*What you need to do*. Take each line containing the word "this" and copy it.
::: Stored data
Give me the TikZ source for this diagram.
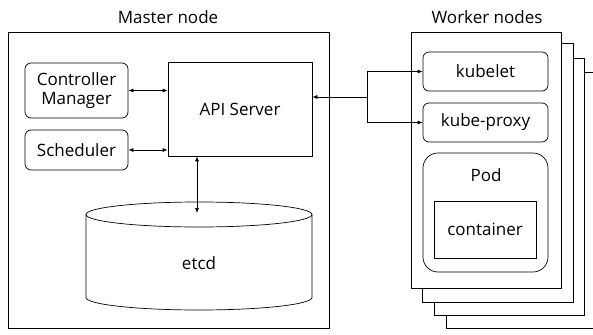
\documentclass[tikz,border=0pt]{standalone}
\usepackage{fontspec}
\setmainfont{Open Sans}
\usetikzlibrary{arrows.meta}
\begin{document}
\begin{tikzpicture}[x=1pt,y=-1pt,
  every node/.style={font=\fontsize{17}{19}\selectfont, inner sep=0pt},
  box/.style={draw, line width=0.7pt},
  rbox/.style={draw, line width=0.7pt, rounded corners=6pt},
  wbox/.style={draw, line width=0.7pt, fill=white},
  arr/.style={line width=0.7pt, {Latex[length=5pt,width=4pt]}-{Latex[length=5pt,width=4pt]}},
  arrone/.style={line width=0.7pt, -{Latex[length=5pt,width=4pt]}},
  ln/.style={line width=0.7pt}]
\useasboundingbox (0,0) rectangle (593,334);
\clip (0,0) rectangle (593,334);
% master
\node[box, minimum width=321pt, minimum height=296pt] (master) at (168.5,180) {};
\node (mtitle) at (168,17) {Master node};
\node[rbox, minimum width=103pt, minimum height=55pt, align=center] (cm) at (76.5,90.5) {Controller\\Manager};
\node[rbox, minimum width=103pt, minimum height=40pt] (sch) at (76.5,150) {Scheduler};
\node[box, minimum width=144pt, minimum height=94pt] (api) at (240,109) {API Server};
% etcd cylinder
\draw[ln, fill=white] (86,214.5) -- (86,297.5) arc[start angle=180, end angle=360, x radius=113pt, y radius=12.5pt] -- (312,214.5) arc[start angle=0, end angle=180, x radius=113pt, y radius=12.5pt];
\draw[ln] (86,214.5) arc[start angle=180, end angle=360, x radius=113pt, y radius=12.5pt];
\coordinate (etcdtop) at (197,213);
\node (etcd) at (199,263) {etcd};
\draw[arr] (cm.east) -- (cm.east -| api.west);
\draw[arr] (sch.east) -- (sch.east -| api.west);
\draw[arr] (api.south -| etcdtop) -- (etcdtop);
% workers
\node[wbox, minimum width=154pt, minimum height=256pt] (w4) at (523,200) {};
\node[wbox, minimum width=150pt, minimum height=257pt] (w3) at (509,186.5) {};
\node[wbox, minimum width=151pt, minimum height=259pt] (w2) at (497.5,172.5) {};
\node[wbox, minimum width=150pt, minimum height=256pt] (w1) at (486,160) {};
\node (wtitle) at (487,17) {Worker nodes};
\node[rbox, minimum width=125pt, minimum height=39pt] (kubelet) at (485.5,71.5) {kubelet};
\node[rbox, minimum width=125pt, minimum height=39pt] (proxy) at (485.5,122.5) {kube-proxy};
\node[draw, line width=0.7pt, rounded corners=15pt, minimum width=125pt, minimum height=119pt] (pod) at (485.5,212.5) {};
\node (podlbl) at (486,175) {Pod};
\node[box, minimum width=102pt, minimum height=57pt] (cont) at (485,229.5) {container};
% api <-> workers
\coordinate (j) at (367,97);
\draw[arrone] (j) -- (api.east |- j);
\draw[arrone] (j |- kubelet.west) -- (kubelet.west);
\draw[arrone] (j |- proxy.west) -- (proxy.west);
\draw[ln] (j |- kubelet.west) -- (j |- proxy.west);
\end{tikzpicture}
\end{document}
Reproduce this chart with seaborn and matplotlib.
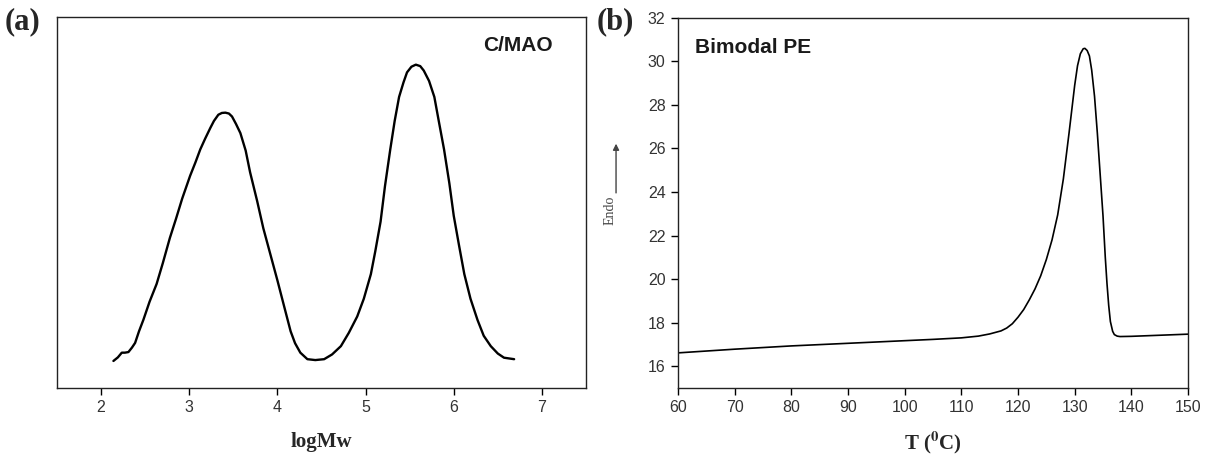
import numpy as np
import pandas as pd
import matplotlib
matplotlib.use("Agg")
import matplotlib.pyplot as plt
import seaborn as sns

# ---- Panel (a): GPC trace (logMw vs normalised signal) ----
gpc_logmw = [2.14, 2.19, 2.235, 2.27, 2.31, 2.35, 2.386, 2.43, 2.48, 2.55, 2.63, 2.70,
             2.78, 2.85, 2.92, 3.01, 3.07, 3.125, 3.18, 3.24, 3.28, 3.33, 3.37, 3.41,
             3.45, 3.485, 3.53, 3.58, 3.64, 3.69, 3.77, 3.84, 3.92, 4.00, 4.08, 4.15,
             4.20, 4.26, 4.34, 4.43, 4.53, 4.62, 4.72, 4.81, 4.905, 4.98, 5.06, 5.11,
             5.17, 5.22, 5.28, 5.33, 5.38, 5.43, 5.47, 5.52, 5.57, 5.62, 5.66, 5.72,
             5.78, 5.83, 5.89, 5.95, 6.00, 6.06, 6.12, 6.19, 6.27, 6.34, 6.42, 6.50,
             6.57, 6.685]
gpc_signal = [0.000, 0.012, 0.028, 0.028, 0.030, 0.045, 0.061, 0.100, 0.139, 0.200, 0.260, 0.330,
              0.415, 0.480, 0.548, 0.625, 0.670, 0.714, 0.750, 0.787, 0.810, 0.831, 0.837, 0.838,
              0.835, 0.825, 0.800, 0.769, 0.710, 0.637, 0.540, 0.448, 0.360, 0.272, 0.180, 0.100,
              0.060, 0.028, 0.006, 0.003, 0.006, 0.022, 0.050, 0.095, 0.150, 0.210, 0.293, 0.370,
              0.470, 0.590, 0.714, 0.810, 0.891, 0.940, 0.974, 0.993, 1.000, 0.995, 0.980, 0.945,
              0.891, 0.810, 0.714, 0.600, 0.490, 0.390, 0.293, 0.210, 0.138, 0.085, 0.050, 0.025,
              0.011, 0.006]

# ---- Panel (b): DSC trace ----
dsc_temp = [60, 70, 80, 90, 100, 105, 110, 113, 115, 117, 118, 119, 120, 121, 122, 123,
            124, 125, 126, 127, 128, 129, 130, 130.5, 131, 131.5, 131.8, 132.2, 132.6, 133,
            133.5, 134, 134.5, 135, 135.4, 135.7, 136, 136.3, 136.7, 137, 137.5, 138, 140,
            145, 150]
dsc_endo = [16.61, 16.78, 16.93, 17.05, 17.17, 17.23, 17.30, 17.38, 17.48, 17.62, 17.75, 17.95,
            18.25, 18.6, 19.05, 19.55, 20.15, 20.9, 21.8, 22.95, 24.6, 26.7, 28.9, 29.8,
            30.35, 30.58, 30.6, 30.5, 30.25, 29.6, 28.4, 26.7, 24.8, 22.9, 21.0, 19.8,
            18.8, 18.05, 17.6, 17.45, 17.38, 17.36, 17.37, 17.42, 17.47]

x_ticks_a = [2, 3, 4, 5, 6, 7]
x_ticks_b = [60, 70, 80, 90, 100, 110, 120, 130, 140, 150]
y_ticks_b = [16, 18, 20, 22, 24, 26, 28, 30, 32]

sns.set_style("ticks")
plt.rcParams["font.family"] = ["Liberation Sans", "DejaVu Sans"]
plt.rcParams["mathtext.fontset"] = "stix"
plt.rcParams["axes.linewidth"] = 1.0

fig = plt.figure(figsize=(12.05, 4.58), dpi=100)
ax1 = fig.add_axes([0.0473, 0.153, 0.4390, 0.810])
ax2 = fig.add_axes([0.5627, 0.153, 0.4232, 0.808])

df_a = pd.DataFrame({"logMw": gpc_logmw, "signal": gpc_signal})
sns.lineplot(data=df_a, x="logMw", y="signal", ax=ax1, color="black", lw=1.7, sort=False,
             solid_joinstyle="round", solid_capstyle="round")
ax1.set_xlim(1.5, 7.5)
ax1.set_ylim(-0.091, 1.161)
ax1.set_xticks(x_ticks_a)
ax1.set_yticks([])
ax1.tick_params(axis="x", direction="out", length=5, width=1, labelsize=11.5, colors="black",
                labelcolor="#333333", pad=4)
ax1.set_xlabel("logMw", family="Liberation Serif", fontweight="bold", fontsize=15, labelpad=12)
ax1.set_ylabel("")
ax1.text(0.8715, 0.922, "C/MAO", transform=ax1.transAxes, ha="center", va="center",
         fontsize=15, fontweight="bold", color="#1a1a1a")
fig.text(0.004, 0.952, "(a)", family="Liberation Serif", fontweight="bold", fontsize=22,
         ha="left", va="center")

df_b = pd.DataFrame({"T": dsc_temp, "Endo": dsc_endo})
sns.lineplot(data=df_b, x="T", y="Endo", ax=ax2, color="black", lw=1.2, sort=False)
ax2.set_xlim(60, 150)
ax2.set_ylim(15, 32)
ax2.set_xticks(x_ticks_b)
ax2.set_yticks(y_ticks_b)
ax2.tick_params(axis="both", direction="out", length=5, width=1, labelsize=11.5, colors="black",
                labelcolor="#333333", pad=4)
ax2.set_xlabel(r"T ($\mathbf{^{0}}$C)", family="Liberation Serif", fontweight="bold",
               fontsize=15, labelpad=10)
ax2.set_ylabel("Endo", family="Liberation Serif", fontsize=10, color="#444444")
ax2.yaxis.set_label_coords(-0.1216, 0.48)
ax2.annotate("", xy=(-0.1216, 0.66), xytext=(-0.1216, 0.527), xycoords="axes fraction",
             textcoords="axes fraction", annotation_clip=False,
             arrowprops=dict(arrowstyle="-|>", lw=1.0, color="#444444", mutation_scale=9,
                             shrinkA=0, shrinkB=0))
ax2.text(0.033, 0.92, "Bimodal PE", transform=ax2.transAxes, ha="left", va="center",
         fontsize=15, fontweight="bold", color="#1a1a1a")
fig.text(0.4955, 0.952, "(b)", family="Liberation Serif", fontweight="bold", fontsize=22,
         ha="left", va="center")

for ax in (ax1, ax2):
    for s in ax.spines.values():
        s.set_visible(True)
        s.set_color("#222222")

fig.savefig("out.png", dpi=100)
::::::
*Complete answer*.
Give me the TikZ source for this diagram.
Reproduce this chart with seaborn and matplotlib.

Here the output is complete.